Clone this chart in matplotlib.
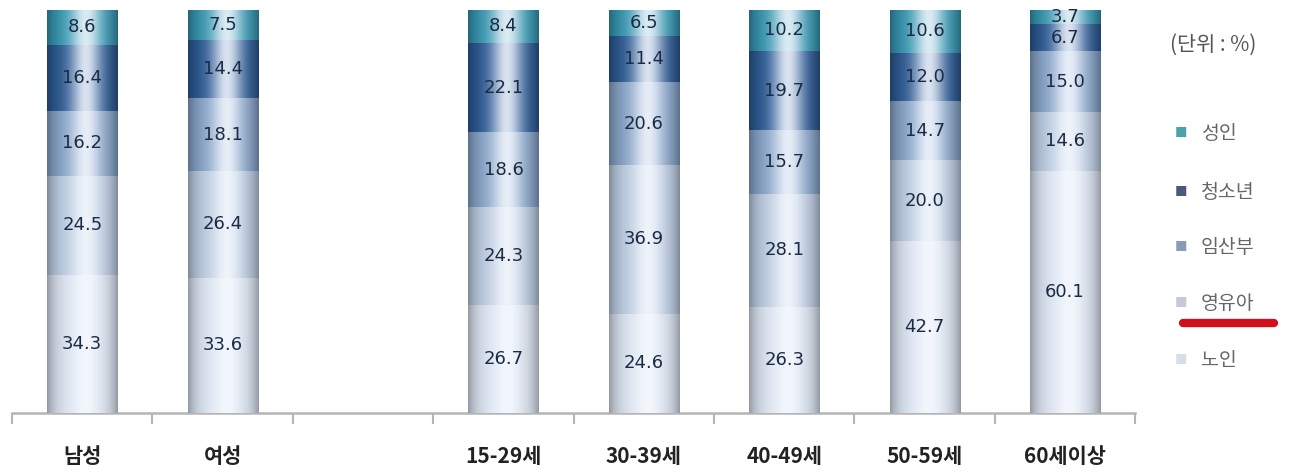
import numpy as np
import matplotlib
matplotlib.use("Agg")
import matplotlib.pyplot as plt
from matplotlib.lines import Line2D
from matplotlib.colors import to_rgb

plt.rcParams["font.family"] = ["Noto Sans CJK KR", "DejaVu Sans"]

# 데이터 (단위: %)
categories = ["남성", "여성", "15-29세", "30-39세", "40-49세", "50-59세", "60세이상"]
slots = [0, 1, 3, 4, 5, 6, 7]   # 2번 칸은 비워둠
series = ["노인", "영유아", "임산부", "청소년", "성인"]
elderly = [34.3, 33.6, 26.7, 24.6, 26.3, 42.7, 60.1]
infant = [24.5, 26.4, 24.3, 36.9, 28.1, 20.0, 14.6]
pregnant = [16.2, 18.1, 18.6, 20.6, 15.7, 14.7, 15.0]
youth = [16.4, 14.4, 22.1, 11.4, 19.7, 12.0, 6.7]
adult = [8.6, 7.5, 8.4, 6.5, 10.2, 10.6, 3.7]
values = [elderly, infant, pregnant, youth, adult]

bar_colors = ["#D8E1EE", "#BACADF", "#86A3C7", "#2C5A94", "#3596B0"]
legend_colors = ["#D8DEE6", "#C6C9DA", "#8A9BB6", "#4A5A78", "#4BA3A8"]


def cylinder_image(base):
    """원통 느낌의 가로 그라데이션."""
    t = np.linspace(0, 1, 200)
    base = np.array(to_rgb(base))
    glow = 0.85 * np.exp(-((t - 0.55) / 0.22) ** 2)
    edge = 1 - 0.32 * (np.abs(t - 0.5) * 2) ** 4
    rgb = base[None, :] * (1 - glow[:, None]) + glow[:, None] * np.array([0.97, 0.98, 1.0])
    rgb = rgb * edge[:, None]
    return np.clip(rgb, 0, 1)[None, :, :]


fig = plt.figure(figsize=(12.97, 4.72), dpi=100)
ax = fig.add_axes([0.0093, 0.125, 0.866, 0.854])

bottoms = np.zeros(len(categories))
for vals, color in zip(values, bar_colors):
    bars = ax.bar(slots, vals, width=0.5, bottom=bottoms, color=color, linewidth=0, zorder=2)
    img = cylinder_image(color)
    for bar in bars:
        x0, y0 = bar.get_x(), bar.get_y()
        im = ax.imshow(img, extent=(x0, x0 + bar.get_width(), y0, y0 + bar.get_height()),
                       aspect="auto", zorder=3, interpolation="bilinear")
        im.set_clip_path(bar)
    for x, b, v in zip(slots, bottoms, vals):
        ax.text(x, b + v / 2, f"{v:.1f}", ha="center", va="center",
                fontsize=13, color="#1B2B45", zorder=4, family="DejaVu Sans")
    bottoms = bottoms + np.array(vals)

ax.set_xlim(-0.5, 7.5)
ax.set_ylim(0, 100)
for side in ["top", "right", "left"]:
    ax.spines[side].set_visible(False)
ax.spines["bottom"].set_color("#B5B5B5")
ax.spines["bottom"].set_linewidth(1.8)
ax.set_yticks([])
ax.set_xticks(slots)
ax.set_xticklabels(categories, fontsize=15, fontweight="bold", color="#222222")
ax.tick_params(axis="x", which="major", length=0, pad=24)
ax.set_xticks(np.arange(-0.5, 8, 1), minor=True)
ax.tick_params(axis="x", which="minor", length=8, width=1.5, color="#B5B5B5")

# 범례
fig.text(0.902, 0.905, "(단위 : %)", fontsize=15, color="#555555", va="center")
legend_y = [0.718, 0.593, 0.475, 0.358, 0.237]
for name, color, y in zip(series[::-1], legend_colors[::-1], legend_y):
    fig.text(0.9105, y, "■", fontsize=9, color=color, va="center", ha="center")
    fig.text(0.926, y, name, fontsize=14, color="#666666", va="center")

fig.add_artist(Line2D([0.912, 0.982], [0.316, 0.316], transform=fig.transFigure,
                      color="#D2101C", linewidth=6, solid_capstyle="round"))

fig.savefig("out.png", dpi=100, facecolor="white")
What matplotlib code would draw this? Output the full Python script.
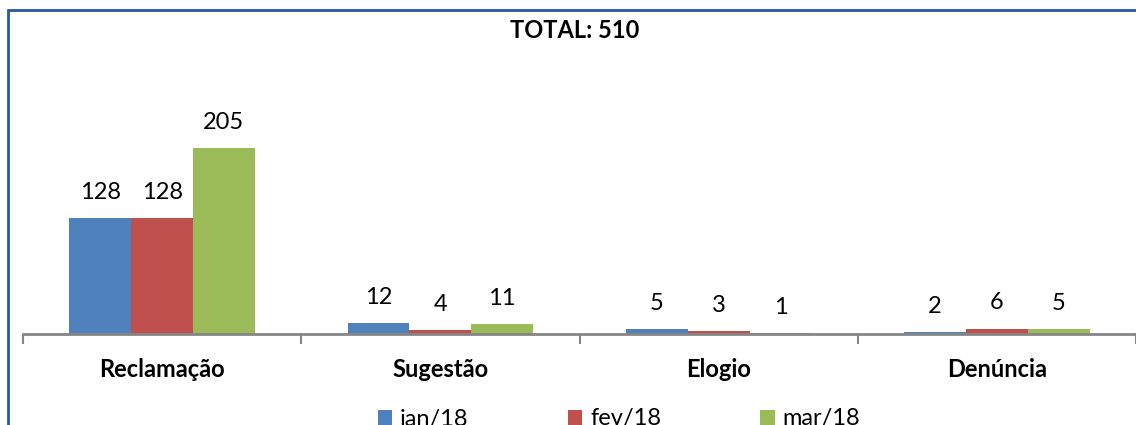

What to work on: Without the pictures, restate all the entries above exactly.

Expected answer:
Clone this chart in matplotlib.
import numpy as np
import matplotlib
matplotlib.use("Agg")
import matplotlib.pyplot as plt
from matplotlib.lines import Line2D
from matplotlib.colors import to_rgb

plt.rcParams["font.family"] = ["Noto Sans CJK KR", "DejaVu Sans"]

# 데이터 (단위: %)
categories = ["남성", "여성", "15-29세", "30-39세", "40-49세", "50-59세", "60세이상"]
slots = [0, 1, 3, 4, 5, 6, 7]   # 2번 칸은 비워둠
series = ["노인", "영유아", "임산부", "청소년", "성인"]
elderly = [34.3, 33.6, 26.7, 24.6, 26.3, 42.7, 60.1]
infant = [24.5, 26.4, 24.3, 36.9, 28.1, 20.0, 14.6]
pregnant = [16.2, 18.1, 18.6, 20.6, 15.7, 14.7, 15.0]
youth = [16.4, 14.4, 22.1, 11.4, 19.7, 12.0, 6.7]
adult = [8.6, 7.5, 8.4, 6.5, 10.2, 10.6, 3.7]
values = [elderly, infant, pregnant, youth, adult]

bar_colors = ["#D8E1EE", "#BACADF", "#86A3C7", "#2C5A94", "#3596B0"]
legend_colors = ["#D8DEE6", "#C6C9DA", "#8A9BB6", "#4A5A78", "#4BA3A8"]


def cylinder_image(base):
    """원통 느낌의 가로 그라데이션."""
    t = np.linspace(0, 1, 200)
    base = np.array(to_rgb(base))
    glow = 0.85 * np.exp(-((t - 0.55) / 0.22) ** 2)
    edge = 1 - 0.32 * (np.abs(t - 0.5) * 2) ** 4
    rgb = base[None, :] * (1 - glow[:, None]) + glow[:, None] * np.array([0.97, 0.98, 1.0])
    rgb = rgb * edge[:, None]
    return np.clip(rgb, 0, 1)[None, :, :]


fig = plt.figure(figsize=(12.97, 4.72), dpi=100)
ax = fig.add_axes([0.0093, 0.125, 0.866, 0.854])

bottoms = np.zeros(len(categories))
for vals, color in zip(values, bar_colors):
    bars = ax.bar(slots, vals, width=0.5, bottom=bottoms, color=color, linewidth=0, zorder=2)
    img = cylinder_image(color)
    for bar in bars:
        x0, y0 = bar.get_x(), bar.get_y()
        im = ax.imshow(img, extent=(x0, x0 + bar.get_width(), y0, y0 + bar.get_height()),
                       aspect="auto", zorder=3, interpolation="bilinear")
        im.set_clip_path(bar)
    for x, b, v in zip(slots, bottoms, vals):
        ax.text(x, b + v / 2, f"{v:.1f}", ha="center", va="center",
                fontsize=13, color="#1B2B45", zorder=4, family="DejaVu Sans")
    bottoms = bottoms + np.array(vals)

ax.set_xlim(-0.5, 7.5)
ax.set_ylim(0, 100)
for side in ["top", "right", "left"]:
    ax.spines[side].set_visible(False)
ax.spines["bottom"].set_color("#B5B5B5")
ax.spines["bottom"].set_linewidth(1.8)
ax.set_yticks([])
ax.set_xticks(slots)
ax.set_xticklabels(categories, fontsize=15, fontweight="bold", color="#222222")
ax.tick_params(axis="x", which="major", length=0, pad=24)
ax.set_xticks(np.arange(-0.5, 8, 1), minor=True)
ax.tick_params(axis="x", which="minor", length=8, width=1.5, color="#B5B5B5")

# 범례
fig.text(0.902, 0.905, "(단위 : %)", fontsize=15, color="#555555", va="center")
legend_y = [0.718, 0.593, 0.475, 0.358, 0.237]
for name, color, y in zip(series[::-1], legend_colors[::-1], legend_y):
    fig.text(0.9105, y, "■", fontsize=9, color=color, va="center", ha="center")
    fig.text(0.926, y, name, fontsize=14, color="#666666", va="center")

fig.add_artist(Line2D([0.912, 0.982], [0.316, 0.316], transform=fig.transFigure,
                      color="#D2101C", linewidth=6, solid_capstyle="round"))

fig.savefig("out.png", dpi=100, facecolor="white")
What matplotlib code would draw this? Output the full Python script.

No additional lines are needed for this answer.